Nathaniel Isaac Smog
C’est ensuite le « régional » de l’étape, Dogma, qui allait prendre le relais, et assurer lui aussi une sortie de qualité, bien équilibrée entre rage rock, en l’occurence dominante, et plages plus poppy. La puissance du groupe, mais aussi son inspiration quant à l’écriture et la composition de morceaux de choix, qui tendent peu à peu à se détacher de leurs influences, laissent présager de capacités de taille, d’autant plus que Dogma compte déjà à son actif un album singulier. Et cette sélection confirme les espoirs qu’on peut placer dans ce trio cohérent, à suivre donc de près et à ne pas rater lorsqu’il se produit dans nos contrées.
Dogma
Place ensuite à Twin Twisters, duo composé de l’ancienne rythmique d’Eiffel et pratiquant un rock à la Jon Spencer percutant, qu’il n’oublie jamais de nuancer à bon escient, et dont la cohérence (on sent que la paire se connait et oeuvre ensemble depuis un certain temps), ainsi que la qualité des compos, brutes et sans fioritures, plaident incontestablement en sa faveur.

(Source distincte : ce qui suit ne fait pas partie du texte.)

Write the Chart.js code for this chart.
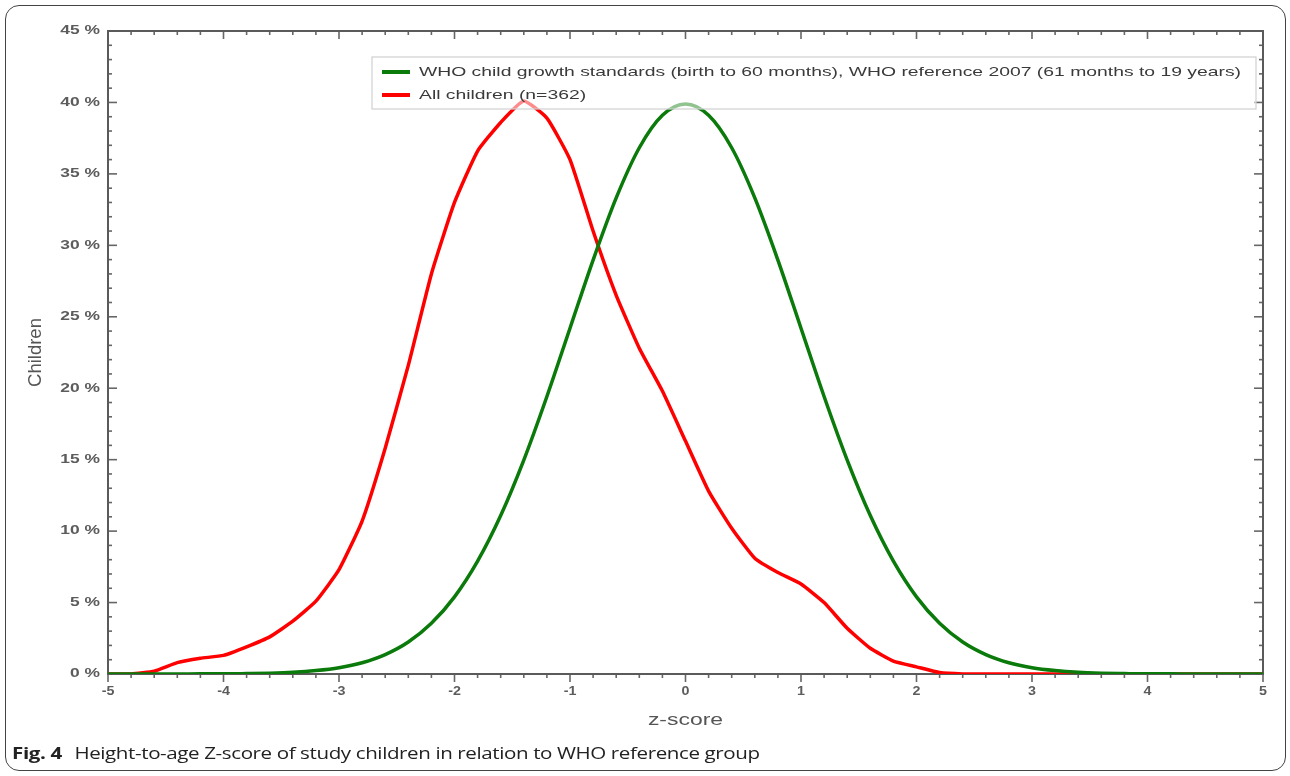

On sent la « présence » du sieur Spencer et des Cramps, certes, mais les Twin Twisters disposent du talent nécessaire à assimiler leurs goûts, d’ailleurs imprenables, et l’ont prouvé ce soir-là, entre les poses et les mimiques marquantes d’Hugo (guitare-chant) et la prestance de Christophe (batterie), auteurs par ailleurs d’un premier album bientôt disponible, lui aussi sans « manières » superflues et porteur de son lot de morceaux probants. Une apparition elle aussi aboutie, donc, dont j’imagine qu’elle mettra le jury dans l’embarras au moment du choix final.
Twin Twisters
C’est ensuite Turnsteak, duo oeuvrant dans une veine « Electro glitch step », qui allait…lasser quelque peu, la faute à un set trop massif et sans répit, aux bribes musicales certes diverses et parfois bien choisies, mais dont la cohabitation, l’association, laissent à désirer. Et la demi-heure livrée par Dams et Fiskou, si elle ravit la partie du public amatrice de son style, demande de toute évidence un peu plus de modération, une réflexion quant au contenu et à la façon d’aborder le live. Il est bon de faire preuve d’ouverture, d’audace dans la juxtaposition de phrasés musicaux variés, mais Turnsteak, non dénué de qualités, c’est une évidence, gagnerait à faire souffler son répertoire, à l’aérer quelque peu.
Turnsteak
Pour finir, c’est à The Name, duo composé de David Monet (claviers-chant) et Jocelyn Soler, qu’incombait la tache de clôturer ces auditions picardes, ce qu’il fit…en demi-teinte, pêchant, il ne s’agit là que de mon humble avis et d’aucuns diront que cela ne dénature pas la paire, par la rareté du chant, dont l’apport est indéniable, et une orientation trop souvent « club », portée par des morceaux dont on sent qu’avec un étayage différent, plus chanté donc, et moins systématique, ils seraient tout bonnement excellents. On tape du pied certes, et l’hydre musical qu’est The Name concocte des rythmes cinglants et changeants, dont la portée, lors d’un showcase à la Fnac d’Amiens, fut selon moi phénoménale, mais David et Jocelyn, qui enthousiasment souvent un public acquis à leur cause, sont à leur apogée dans le registre chanté, qui leur apporte un plus primordial et évite une forme de redite qui dessert, au final, un registre pourtant fiable et performant.
The Name
Il n’en reste pas moins que ces auditions picardes d’un évènement déterminant quant à l’avènement d’artistes novateurs et à mettre forcément en avant furent globalement très plaisantes, et mériteraient de se tenir devant un public plus fourni encore, tant les artistes sélectionnés valent le déplacement.